* BEGIN *

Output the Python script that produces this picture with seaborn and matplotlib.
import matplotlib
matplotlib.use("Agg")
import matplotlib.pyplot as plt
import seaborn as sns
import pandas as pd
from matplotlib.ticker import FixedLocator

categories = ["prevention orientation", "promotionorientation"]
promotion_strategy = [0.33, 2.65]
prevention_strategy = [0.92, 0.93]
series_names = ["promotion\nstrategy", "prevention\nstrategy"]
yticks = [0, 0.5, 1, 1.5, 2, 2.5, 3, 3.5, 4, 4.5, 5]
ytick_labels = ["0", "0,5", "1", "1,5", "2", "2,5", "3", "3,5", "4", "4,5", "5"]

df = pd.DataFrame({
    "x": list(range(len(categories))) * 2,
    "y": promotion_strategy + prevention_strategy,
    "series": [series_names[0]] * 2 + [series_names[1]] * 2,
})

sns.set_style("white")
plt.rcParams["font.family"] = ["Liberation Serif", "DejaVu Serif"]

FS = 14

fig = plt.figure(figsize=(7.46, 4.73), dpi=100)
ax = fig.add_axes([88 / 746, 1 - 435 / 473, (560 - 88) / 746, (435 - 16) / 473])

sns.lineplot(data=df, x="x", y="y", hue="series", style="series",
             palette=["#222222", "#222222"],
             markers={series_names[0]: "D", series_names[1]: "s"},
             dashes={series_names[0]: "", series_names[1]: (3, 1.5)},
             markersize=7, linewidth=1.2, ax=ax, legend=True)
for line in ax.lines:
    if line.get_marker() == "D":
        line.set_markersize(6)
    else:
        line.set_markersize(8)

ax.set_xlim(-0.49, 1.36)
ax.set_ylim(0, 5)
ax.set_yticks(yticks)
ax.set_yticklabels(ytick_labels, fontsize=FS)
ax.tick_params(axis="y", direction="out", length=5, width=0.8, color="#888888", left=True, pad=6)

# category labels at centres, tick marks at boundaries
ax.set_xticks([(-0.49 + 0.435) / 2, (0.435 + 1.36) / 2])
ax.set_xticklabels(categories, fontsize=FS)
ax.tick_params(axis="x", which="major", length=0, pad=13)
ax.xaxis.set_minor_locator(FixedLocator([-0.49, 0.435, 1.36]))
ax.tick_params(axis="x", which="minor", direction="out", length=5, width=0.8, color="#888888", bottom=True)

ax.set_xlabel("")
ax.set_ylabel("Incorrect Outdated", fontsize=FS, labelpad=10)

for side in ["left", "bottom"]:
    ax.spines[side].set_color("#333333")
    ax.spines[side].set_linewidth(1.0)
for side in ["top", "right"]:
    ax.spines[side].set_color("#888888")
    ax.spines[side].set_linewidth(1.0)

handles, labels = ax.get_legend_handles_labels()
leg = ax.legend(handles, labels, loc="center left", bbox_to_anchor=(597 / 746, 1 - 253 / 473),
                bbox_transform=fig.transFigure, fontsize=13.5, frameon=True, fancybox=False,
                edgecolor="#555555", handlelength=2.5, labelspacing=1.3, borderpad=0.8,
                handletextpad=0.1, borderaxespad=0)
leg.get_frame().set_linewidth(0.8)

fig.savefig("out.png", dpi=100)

* END *
* BEGIN *

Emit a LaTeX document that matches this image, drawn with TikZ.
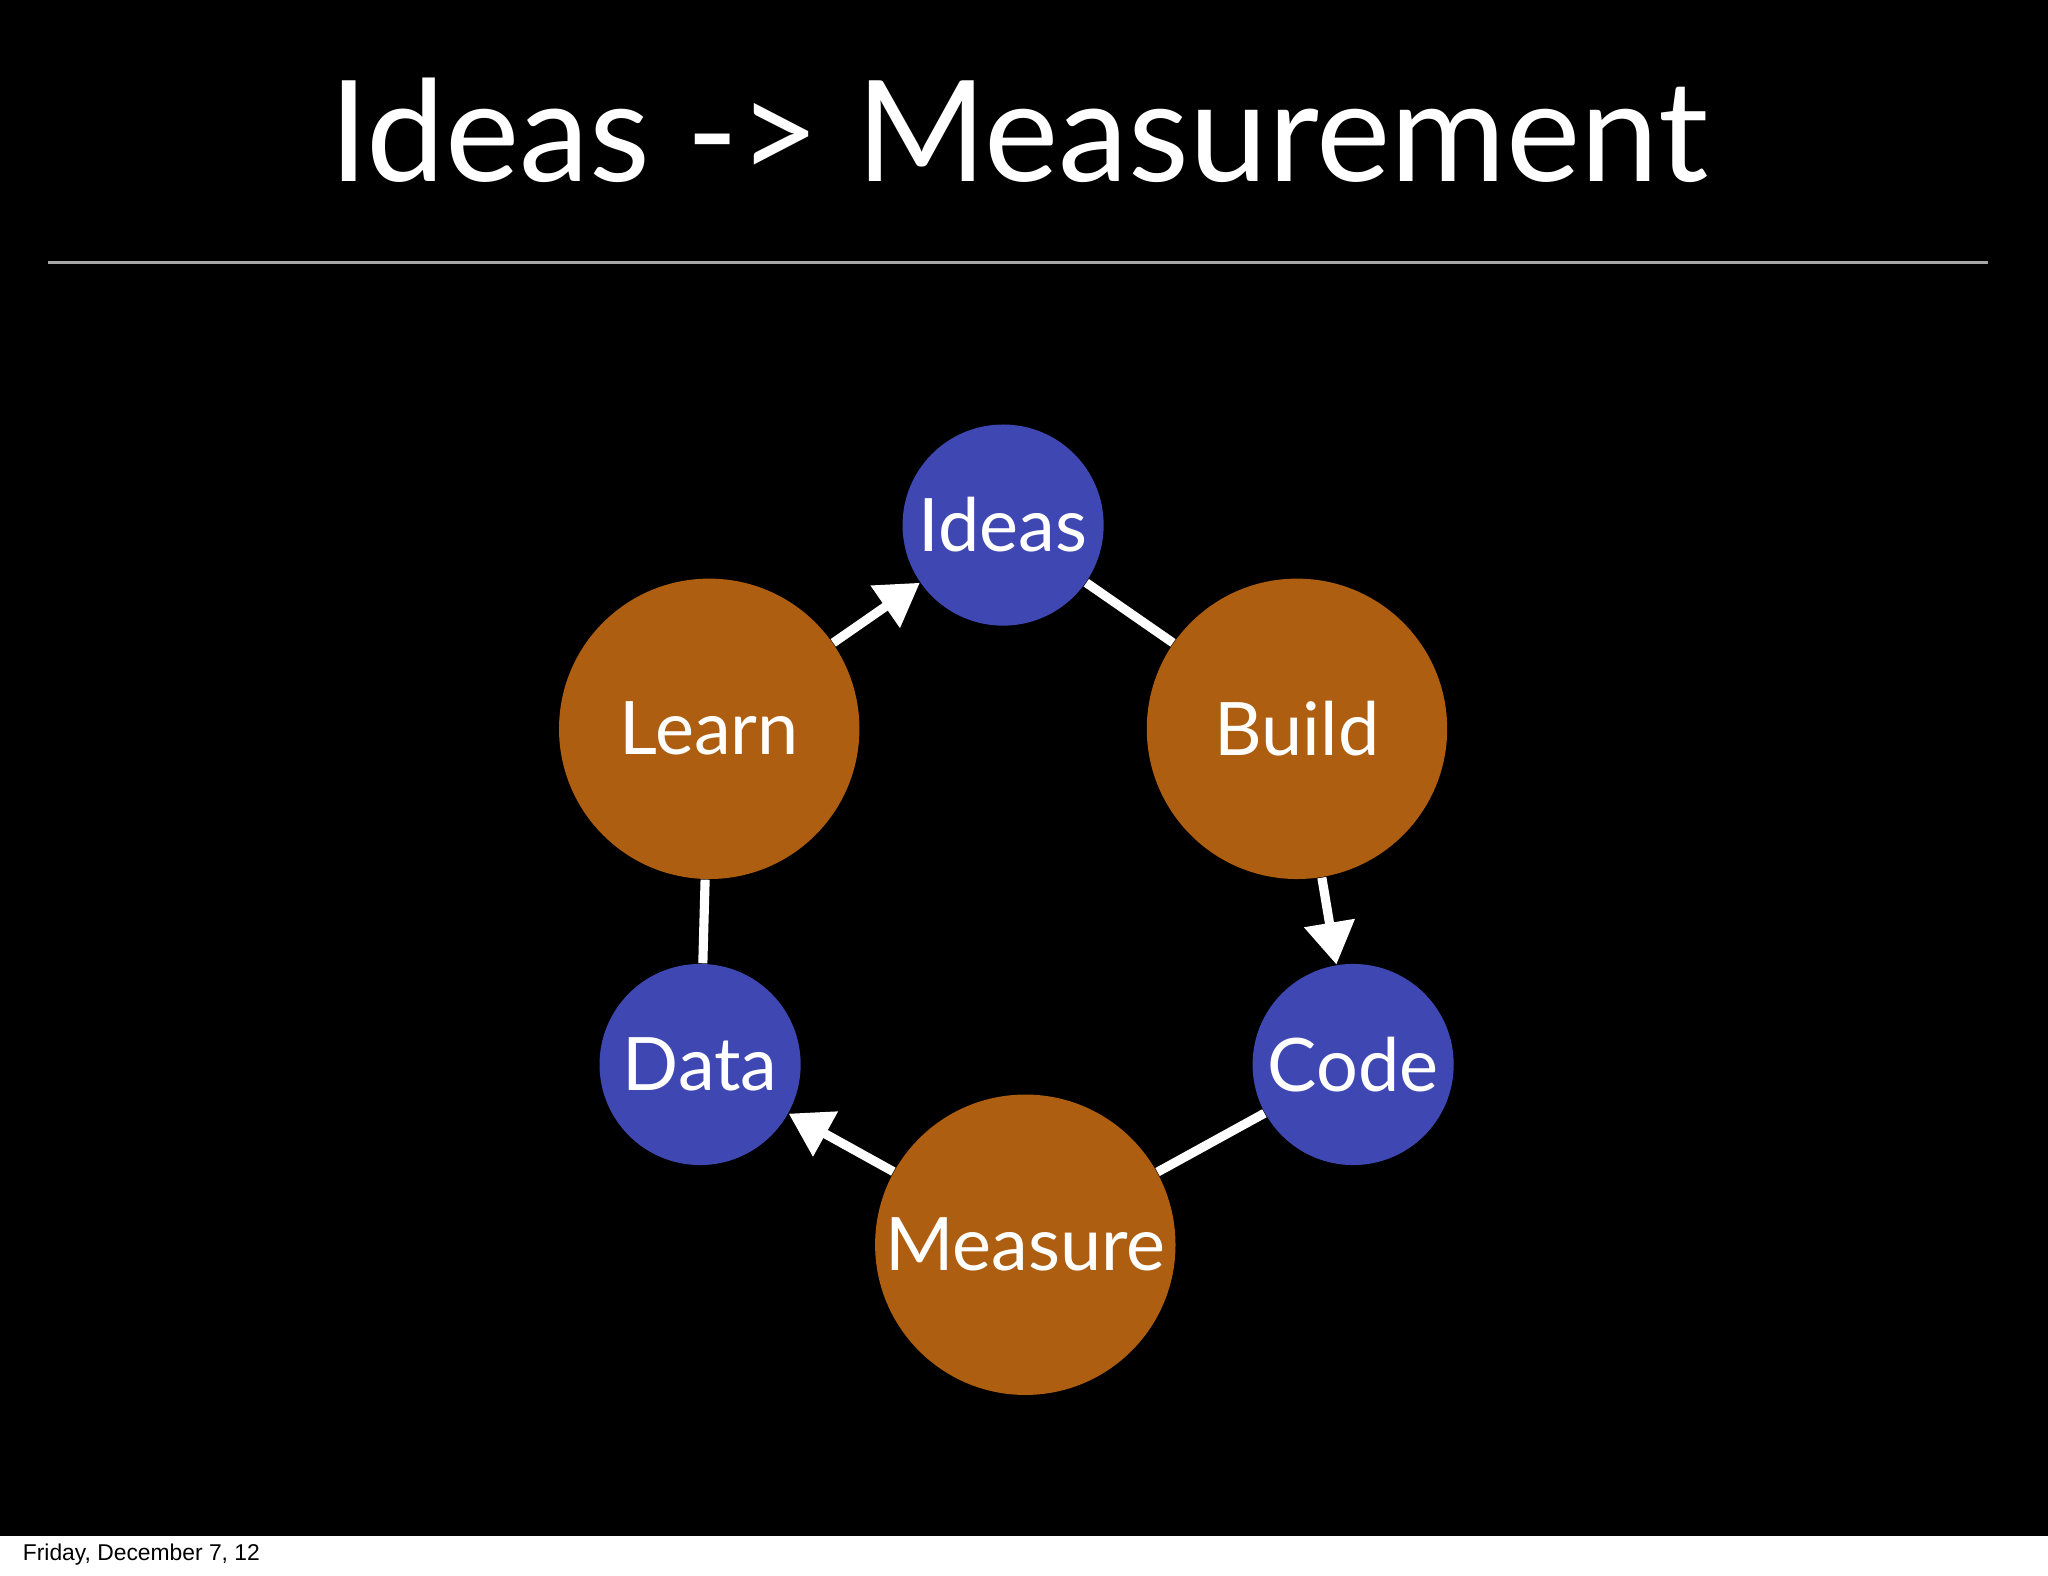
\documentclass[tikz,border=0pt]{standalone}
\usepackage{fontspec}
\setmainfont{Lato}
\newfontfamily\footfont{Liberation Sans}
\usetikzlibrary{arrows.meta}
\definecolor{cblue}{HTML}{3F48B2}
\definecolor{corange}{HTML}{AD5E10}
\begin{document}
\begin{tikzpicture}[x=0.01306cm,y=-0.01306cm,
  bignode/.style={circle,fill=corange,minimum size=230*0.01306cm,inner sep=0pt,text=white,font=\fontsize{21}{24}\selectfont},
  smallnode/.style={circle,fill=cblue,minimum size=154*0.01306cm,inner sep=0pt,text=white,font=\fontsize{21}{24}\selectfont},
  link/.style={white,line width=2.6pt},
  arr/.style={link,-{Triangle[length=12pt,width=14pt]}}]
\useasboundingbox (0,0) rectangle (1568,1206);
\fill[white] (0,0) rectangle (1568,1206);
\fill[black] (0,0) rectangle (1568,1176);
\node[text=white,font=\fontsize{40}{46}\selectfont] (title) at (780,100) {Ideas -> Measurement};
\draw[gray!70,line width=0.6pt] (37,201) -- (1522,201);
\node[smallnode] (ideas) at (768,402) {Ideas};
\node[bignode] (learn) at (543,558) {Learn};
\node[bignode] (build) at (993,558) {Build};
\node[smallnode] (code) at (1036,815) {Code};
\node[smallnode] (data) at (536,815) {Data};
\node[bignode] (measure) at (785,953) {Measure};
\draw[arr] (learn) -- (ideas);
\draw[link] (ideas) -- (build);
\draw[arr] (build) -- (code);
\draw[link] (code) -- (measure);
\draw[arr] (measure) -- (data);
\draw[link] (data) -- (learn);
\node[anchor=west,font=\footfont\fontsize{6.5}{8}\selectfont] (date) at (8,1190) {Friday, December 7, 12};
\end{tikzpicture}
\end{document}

* END *

- INSTRUCTIONS TO FOLLOW:
Above are the entries. Output exactly the lines beginning with the line that has "Output the Python" and ending with the line that has "from matplotlib.ticker import FixedLocator".

- THE RESPONSE:
Output the Python script that produces this picture with seaborn and matplotlib.
import matplotlib
matplotlib.use("Agg")
import matplotlib.pyplot as plt
import seaborn as sns
import pandas as pd
from matplotlib.ticker import FixedLocator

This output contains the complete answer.